::: SUPPLIED DATA :::
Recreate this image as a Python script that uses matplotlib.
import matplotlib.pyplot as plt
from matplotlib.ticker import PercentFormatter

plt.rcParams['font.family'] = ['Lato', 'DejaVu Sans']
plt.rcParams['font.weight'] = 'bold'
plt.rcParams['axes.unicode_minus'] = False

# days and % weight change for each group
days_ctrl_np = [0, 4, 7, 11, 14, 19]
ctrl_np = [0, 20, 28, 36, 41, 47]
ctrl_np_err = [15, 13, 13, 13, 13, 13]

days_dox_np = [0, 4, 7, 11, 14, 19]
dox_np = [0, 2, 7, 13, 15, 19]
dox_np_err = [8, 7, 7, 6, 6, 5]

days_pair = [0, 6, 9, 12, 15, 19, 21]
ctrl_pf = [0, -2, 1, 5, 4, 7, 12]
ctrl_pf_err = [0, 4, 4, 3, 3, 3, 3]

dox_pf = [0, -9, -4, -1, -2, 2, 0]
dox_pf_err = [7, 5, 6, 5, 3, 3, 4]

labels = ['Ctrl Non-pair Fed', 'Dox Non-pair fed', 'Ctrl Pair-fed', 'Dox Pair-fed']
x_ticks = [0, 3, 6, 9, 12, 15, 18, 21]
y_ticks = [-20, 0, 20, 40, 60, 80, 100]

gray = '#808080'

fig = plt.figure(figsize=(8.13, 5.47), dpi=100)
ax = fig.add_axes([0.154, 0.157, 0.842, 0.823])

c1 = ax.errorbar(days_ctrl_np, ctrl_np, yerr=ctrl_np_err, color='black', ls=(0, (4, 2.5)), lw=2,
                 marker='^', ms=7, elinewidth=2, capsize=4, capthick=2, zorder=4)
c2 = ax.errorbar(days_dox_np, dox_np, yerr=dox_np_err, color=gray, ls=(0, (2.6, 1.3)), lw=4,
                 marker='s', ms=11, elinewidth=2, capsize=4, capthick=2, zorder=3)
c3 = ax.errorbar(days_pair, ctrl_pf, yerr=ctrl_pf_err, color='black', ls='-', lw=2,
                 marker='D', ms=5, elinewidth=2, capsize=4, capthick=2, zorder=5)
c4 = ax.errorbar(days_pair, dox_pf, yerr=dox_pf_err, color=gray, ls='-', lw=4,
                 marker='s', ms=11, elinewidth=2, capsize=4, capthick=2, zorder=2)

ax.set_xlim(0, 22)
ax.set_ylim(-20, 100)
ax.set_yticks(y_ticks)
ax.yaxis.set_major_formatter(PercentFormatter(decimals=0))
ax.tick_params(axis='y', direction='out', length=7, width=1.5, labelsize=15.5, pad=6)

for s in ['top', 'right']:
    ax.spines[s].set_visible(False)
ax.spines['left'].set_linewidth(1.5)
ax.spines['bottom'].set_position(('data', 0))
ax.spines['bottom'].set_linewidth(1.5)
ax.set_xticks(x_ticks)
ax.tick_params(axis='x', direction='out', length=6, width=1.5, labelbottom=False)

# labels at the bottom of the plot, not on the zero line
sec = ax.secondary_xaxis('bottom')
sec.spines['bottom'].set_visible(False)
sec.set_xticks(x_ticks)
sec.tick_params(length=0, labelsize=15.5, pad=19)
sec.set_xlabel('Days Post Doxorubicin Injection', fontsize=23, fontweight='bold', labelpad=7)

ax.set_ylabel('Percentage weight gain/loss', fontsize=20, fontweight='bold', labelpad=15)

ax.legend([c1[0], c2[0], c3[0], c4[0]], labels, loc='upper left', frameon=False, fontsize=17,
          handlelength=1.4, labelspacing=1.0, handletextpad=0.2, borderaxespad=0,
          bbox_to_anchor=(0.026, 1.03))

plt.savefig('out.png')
:::
::: SUPPLIED DATA :::
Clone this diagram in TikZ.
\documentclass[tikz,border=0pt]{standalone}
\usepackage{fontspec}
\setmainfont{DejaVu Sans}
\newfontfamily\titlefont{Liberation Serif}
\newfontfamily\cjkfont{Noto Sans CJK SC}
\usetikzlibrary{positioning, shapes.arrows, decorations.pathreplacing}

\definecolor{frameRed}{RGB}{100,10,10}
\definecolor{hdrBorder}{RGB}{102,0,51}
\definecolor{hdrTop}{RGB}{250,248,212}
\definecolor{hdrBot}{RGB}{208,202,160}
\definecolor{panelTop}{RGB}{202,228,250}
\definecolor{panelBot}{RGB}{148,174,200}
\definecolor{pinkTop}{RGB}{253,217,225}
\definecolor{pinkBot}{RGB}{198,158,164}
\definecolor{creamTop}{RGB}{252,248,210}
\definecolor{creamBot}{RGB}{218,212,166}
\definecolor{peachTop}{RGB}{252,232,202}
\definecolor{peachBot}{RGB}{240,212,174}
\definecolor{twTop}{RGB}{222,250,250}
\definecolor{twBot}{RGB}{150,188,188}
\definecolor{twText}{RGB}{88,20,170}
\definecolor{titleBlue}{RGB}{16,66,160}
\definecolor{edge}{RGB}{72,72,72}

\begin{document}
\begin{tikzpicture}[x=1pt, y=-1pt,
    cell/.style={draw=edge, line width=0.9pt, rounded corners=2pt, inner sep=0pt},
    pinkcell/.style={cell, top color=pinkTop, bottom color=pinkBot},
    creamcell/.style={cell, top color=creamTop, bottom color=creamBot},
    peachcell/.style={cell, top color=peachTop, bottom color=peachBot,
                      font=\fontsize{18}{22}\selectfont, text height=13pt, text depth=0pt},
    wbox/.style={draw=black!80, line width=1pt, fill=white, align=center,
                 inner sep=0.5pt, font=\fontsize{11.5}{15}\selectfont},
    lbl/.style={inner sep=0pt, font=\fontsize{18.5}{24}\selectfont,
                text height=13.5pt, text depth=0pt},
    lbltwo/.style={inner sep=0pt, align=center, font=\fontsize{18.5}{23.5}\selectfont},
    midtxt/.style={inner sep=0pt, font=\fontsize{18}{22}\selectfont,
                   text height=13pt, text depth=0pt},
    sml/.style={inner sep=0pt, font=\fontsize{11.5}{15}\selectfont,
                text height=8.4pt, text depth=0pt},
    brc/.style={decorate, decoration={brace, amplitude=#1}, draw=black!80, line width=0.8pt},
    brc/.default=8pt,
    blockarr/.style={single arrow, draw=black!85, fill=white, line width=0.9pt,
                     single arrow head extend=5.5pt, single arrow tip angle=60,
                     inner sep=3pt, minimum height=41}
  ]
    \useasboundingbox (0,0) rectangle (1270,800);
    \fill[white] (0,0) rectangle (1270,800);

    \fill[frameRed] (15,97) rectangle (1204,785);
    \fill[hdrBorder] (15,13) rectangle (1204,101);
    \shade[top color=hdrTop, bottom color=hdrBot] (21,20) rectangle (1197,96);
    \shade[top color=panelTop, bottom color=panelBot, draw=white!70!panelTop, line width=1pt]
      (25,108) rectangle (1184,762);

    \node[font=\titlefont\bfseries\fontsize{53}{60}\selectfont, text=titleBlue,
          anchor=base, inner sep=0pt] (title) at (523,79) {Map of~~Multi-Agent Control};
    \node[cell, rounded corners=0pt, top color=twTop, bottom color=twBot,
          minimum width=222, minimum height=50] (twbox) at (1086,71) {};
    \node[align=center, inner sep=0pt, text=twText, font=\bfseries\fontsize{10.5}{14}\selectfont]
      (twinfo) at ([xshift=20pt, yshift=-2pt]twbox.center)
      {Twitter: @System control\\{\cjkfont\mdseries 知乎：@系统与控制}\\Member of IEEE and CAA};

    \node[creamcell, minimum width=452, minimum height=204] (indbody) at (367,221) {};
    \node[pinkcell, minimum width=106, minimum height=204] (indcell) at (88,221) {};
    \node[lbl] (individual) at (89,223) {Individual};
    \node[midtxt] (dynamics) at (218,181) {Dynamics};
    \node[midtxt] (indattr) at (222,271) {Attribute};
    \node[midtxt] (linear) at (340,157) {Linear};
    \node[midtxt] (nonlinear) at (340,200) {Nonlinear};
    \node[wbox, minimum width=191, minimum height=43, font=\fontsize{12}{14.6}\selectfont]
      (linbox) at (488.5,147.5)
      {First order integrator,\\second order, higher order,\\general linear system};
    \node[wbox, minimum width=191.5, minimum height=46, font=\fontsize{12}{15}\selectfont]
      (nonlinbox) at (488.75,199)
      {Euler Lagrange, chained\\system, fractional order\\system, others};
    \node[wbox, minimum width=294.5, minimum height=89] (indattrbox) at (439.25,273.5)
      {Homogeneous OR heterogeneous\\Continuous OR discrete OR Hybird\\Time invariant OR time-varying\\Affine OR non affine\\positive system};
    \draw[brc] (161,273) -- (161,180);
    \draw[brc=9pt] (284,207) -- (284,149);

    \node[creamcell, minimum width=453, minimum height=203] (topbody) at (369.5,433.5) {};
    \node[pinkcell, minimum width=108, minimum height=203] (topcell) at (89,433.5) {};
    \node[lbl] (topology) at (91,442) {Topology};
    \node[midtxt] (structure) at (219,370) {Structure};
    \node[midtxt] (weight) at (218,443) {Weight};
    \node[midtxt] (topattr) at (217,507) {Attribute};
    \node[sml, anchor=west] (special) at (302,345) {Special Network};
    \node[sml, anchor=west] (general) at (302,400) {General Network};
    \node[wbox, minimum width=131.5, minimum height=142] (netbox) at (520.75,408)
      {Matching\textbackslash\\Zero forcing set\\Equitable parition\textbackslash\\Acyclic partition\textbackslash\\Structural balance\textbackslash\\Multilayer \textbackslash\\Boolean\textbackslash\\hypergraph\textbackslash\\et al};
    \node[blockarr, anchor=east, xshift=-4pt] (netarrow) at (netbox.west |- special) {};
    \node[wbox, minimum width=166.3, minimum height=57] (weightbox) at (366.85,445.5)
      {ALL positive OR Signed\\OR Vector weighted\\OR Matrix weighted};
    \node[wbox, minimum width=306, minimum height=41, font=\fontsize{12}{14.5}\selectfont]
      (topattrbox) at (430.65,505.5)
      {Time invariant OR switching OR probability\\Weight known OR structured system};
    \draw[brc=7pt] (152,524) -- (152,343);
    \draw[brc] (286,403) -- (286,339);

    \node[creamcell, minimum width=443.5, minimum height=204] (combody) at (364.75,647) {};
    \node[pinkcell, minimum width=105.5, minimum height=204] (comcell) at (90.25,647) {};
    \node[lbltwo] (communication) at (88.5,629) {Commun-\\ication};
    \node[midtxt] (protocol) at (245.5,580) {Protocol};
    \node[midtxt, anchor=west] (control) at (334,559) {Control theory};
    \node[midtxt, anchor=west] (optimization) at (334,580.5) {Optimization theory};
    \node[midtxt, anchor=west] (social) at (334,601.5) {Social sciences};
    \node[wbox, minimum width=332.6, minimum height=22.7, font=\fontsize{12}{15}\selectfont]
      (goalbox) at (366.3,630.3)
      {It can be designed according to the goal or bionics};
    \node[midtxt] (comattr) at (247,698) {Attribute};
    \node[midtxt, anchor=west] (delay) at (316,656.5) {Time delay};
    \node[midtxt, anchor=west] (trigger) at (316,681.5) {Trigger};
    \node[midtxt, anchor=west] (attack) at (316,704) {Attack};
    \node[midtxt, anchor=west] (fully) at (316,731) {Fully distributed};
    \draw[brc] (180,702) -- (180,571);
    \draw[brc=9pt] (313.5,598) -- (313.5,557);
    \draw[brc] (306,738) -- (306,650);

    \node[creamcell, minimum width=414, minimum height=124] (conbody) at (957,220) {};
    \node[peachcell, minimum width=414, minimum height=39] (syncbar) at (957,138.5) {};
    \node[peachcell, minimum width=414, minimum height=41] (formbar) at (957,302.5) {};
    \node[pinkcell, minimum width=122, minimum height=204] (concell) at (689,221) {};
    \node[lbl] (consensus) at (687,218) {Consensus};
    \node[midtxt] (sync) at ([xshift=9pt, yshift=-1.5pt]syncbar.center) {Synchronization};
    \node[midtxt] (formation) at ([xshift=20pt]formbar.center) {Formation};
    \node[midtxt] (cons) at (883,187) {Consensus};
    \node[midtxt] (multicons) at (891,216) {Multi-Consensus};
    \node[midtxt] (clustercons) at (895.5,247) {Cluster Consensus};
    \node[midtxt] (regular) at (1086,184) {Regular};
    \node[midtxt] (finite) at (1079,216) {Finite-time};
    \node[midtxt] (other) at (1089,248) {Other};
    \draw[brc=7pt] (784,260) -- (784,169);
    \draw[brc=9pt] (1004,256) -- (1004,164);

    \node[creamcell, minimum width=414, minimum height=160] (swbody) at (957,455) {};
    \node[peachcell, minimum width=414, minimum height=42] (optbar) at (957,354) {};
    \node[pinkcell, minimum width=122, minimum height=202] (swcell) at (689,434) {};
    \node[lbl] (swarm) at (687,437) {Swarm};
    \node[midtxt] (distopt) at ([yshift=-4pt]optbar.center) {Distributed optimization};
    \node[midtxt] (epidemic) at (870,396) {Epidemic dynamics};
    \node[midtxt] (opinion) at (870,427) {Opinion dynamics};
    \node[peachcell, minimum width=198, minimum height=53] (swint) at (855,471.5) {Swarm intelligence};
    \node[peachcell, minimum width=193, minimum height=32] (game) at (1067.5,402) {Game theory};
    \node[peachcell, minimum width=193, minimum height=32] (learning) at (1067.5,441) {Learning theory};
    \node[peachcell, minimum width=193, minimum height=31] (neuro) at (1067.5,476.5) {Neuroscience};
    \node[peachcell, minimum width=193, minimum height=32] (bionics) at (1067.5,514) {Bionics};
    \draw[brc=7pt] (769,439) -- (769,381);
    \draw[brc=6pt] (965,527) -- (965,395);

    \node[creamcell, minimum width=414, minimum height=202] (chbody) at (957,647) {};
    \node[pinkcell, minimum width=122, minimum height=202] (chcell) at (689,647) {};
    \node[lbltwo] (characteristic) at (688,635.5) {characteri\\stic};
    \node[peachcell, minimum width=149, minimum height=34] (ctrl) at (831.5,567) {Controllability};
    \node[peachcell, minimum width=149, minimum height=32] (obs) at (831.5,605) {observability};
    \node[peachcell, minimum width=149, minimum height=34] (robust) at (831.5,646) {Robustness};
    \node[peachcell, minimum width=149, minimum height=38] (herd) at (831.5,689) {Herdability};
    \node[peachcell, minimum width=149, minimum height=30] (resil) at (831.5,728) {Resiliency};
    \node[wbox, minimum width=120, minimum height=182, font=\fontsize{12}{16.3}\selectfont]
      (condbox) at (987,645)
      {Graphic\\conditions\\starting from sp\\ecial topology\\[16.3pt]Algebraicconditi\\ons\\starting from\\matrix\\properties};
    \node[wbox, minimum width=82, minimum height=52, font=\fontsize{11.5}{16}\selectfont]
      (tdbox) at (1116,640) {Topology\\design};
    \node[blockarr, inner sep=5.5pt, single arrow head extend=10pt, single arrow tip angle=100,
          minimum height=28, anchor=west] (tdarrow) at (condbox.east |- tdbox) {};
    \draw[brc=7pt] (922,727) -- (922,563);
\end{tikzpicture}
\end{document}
:::
▶ **CHALLENGE**
Exactly the lines from the line that has "Recreate this image" through the line that has "from matplotlib.ticker import" are to be repeated, both included, with nothing added.

▶ **EXPECTED ANSWER**
Recreate this image as a Python script that uses matplotlib.
import matplotlib.pyplot as plt
from matplotlib.ticker import PercentFormatter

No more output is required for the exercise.